DATASET SECTION.
========

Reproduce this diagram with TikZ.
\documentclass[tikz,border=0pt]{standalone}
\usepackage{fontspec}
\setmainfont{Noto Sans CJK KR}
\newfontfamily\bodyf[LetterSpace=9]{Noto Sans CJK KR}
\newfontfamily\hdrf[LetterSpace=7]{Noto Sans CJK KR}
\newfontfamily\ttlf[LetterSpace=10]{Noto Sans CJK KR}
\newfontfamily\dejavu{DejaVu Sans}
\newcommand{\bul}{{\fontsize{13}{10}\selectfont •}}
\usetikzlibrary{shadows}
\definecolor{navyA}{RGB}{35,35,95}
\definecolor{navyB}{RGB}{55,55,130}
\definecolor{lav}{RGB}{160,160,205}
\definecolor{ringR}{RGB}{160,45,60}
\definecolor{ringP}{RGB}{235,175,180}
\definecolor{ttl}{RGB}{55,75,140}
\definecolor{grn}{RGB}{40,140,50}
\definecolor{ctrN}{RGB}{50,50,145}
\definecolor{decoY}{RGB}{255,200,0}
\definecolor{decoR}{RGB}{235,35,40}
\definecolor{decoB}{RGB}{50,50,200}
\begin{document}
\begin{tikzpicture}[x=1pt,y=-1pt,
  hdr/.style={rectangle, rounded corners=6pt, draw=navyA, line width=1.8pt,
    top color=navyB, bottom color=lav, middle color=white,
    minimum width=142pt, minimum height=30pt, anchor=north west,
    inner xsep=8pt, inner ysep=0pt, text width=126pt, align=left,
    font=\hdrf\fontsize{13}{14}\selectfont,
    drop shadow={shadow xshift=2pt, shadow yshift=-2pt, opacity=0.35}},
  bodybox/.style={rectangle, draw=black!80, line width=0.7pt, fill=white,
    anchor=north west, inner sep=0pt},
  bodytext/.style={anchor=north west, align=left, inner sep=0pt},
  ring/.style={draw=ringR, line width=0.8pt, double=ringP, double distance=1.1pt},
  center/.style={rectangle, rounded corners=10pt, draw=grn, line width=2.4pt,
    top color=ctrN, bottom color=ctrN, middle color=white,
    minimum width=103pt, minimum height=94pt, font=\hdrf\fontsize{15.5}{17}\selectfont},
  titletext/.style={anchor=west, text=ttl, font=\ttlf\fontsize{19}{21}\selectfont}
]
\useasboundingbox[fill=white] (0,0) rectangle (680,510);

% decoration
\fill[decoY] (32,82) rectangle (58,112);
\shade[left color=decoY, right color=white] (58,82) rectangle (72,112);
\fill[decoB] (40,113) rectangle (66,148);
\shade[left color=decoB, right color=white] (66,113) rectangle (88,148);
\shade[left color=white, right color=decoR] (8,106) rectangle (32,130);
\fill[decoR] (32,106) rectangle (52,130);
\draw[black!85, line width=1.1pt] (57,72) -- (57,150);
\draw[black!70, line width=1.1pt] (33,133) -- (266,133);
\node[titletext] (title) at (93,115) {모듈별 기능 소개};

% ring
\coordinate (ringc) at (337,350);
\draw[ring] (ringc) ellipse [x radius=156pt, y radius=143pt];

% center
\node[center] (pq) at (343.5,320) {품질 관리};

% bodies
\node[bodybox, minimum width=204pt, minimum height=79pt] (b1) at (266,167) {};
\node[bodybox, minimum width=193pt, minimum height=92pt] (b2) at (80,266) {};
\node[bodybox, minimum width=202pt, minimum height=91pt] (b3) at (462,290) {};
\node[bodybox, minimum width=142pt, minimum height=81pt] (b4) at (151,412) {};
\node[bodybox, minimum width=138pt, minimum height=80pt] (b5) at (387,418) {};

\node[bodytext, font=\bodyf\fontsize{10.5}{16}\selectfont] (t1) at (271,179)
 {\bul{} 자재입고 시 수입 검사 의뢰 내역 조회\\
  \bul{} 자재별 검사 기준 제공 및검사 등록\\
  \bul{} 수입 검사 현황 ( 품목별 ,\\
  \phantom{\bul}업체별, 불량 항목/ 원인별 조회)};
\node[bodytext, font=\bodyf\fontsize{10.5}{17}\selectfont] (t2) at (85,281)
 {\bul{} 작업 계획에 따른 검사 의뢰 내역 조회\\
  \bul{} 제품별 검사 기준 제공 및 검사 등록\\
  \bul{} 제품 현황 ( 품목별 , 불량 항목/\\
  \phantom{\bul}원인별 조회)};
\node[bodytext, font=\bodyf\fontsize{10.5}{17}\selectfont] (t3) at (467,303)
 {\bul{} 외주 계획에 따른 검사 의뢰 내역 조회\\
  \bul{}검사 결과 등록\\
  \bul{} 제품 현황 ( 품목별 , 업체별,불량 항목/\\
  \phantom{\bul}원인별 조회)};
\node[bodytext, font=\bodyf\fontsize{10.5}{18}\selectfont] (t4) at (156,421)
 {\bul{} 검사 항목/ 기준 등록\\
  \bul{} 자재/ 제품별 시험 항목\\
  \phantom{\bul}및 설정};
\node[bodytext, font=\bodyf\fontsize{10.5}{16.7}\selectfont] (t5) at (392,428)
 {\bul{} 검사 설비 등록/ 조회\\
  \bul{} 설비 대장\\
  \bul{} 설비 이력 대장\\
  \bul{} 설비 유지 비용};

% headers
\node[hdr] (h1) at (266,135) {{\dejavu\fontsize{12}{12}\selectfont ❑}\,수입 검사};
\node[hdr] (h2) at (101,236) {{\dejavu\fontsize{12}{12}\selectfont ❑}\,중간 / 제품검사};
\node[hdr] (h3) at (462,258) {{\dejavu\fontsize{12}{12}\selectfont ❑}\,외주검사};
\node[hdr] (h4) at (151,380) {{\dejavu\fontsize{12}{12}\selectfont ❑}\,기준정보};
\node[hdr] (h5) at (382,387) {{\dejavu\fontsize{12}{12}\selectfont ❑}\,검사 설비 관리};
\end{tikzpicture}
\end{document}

========

EXERCISE OBJECTIVE. Reproduce every line of the data verbatim.

THE RESULT.
Reproduce this diagram with TikZ.
\documentclass[tikz,border=0pt]{standalone}
\usepackage{fontspec}
\setmainfont{Noto Sans CJK KR}
\newfontfamily\bodyf[LetterSpace=9]{Noto Sans CJK KR}
\newfontfamily\hdrf[LetterSpace=7]{Noto Sans CJK KR}
\newfontfamily\ttlf[LetterSpace=10]{Noto Sans CJK KR}
\newfontfamily\dejavu{DejaVu Sans}
\newcommand{\bul}{{\fontsize{13}{10}\selectfont •}}
\usetikzlibrary{shadows}
\definecolor{navyA}{RGB}{35,35,95}
\definecolor{navyB}{RGB}{55,55,130}
\definecolor{lav}{RGB}{160,160,205}
\definecolor{ringR}{RGB}{160,45,60}
\definecolor{ringP}{RGB}{235,175,180}
\definecolor{ttl}{RGB}{55,75,140}
\definecolor{grn}{RGB}{40,140,50}
\definecolor{ctrN}{RGB}{50,50,145}
\definecolor{decoY}{RGB}{255,200,0}
\definecolor{decoR}{RGB}{235,35,40}
\definecolor{decoB}{RGB}{50,50,200}
\begin{document}
\begin{tikzpicture}[x=1pt,y=-1pt,
  hdr/.style={rectangle, rounded corners=6pt, draw=navyA, line width=1.8pt,
    top color=navyB, bottom color=lav, middle color=white,
    minimum width=142pt, minimum height=30pt, anchor=north west,
    inner xsep=8pt, inner ysep=0pt, text width=126pt, align=left,
    font=\hdrf\fontsize{13}{14}\selectfont,
    drop shadow={shadow xshift=2pt, shadow yshift=-2pt, opacity=0.35}},
  bodybox/.style={rectangle, draw=black!80, line width=0.7pt, fill=white,
    anchor=north west, inner sep=0pt},
  bodytext/.style={anchor=north west, align=left, inner sep=0pt},
  ring/.style={draw=ringR, line width=0.8pt, double=ringP, double distance=1.1pt},
  center/.style={rectangle, rounded corners=10pt, draw=grn, line width=2.4pt,
    top color=ctrN, bottom color=ctrN, middle color=white,
    minimum width=103pt, minimum height=94pt, font=\hdrf\fontsize{15.5}{17}\selectfont},
  titletext/.style={anchor=west, text=ttl, font=\ttlf\fontsize{19}{21}\selectfont}
]
\useasboundingbox[fill=white] (0,0) rectangle (680,510);

% decoration
\fill[decoY] (32,82) rectangle (58,112);
\shade[left color=decoY, right color=white] (58,82) rectangle (72,112);
\fill[decoB] (40,113) rectangle (66,148);
\shade[left color=decoB, right color=white] (66,113) rectangle (88,148);
\shade[left color=white, right color=decoR] (8,106) rectangle (32,130);
\fill[decoR] (32,106) rectangle (52,130);
\draw[black!85, line width=1.1pt] (57,72) -- (57,150);
\draw[black!70, line width=1.1pt] (33,133) -- (266,133);
\node[titletext] (title) at (93,115) {모듈별 기능 소개};

% ring
\coordinate (ringc) at (337,350);
\draw[ring] (ringc) ellipse [x radius=156pt, y radius=143pt];

% center
\node[center] (pq) at (343.5,320) {품질 관리};

% bodies
\node[bodybox, minimum width=204pt, minimum height=79pt] (b1) at (266,167) {};
\node[bodybox, minimum width=193pt, minimum height=92pt] (b2) at (80,266) {};
\node[bodybox, minimum width=202pt, minimum height=91pt] (b3) at (462,290) {};
\node[bodybox, minimum width=142pt, minimum height=81pt] (b4) at (151,412) {};
\node[bodybox, minimum width=138pt, minimum height=80pt] (b5) at (387,418) {};

\node[bodytext, font=\bodyf\fontsize{10.5}{16}\selectfont] (t1) at (271,179)
 {\bul{} 자재입고 시 수입 검사 의뢰 내역 조회\\
  \bul{} 자재별 검사 기준 제공 및검사 등록\\
  \bul{} 수입 검사 현황 ( 품목별 ,\\
  \phantom{\bul}업체별, 불량 항목/ 원인별 조회)};
\node[bodytext, font=\bodyf\fontsize{10.5}{17}\selectfont] (t2) at (85,281)
 {\bul{} 작업 계획에 따른 검사 의뢰 내역 조회\\
  \bul{} 제품별 검사 기준 제공 및 검사 등록\\
  \bul{} 제품 현황 ( 품목별 , 불량 항목/\\
  \phantom{\bul}원인별 조회)};
\node[bodytext, font=\bodyf\fontsize{10.5}{17}\selectfont] (t3) at (467,303)
 {\bul{} 외주 계획에 따른 검사 의뢰 내역 조회\\
  \bul{}검사 결과 등록\\
  \bul{} 제품 현황 ( 품목별 , 업체별,불량 항목/\\
  \phantom{\bul}원인별 조회)};
\node[bodytext, font=\bodyf\fontsize{10.5}{18}\selectfont] (t4) at (156,421)
 {\bul{} 검사 항목/ 기준 등록\\
  \bul{} 자재/ 제품별 시험 항목\\
  \phantom{\bul}및 설정};
\node[bodytext, font=\bodyf\fontsize{10.5}{16.7}\selectfont] (t5) at (392,428)
 {\bul{} 검사 설비 등록/ 조회\\
  \bul{} 설비 대장\\
  \bul{} 설비 이력 대장\\
  \bul{} 설비 유지 비용};

% headers
\node[hdr] (h1) at (266,135) {{\dejavu\fontsize{12}{12}\selectfont ❑}\,수입 검사};
\node[hdr] (h2) at (101,236) {{\dejavu\fontsize{12}{12}\selectfont ❑}\,중간 / 제품검사};
\node[hdr] (h3) at (462,258) {{\dejavu\fontsize{12}{12}\selectfont ❑}\,외주검사};
\node[hdr] (h4) at (151,380) {{\dejavu\fontsize{12}{12}\selectfont ❑}\,기준정보};
\node[hdr] (h5) at (382,387) {{\dejavu\fontsize{12}{12}\selectfont ❑}\,검사 설비 관리};
\end{tikzpicture}
\end{document}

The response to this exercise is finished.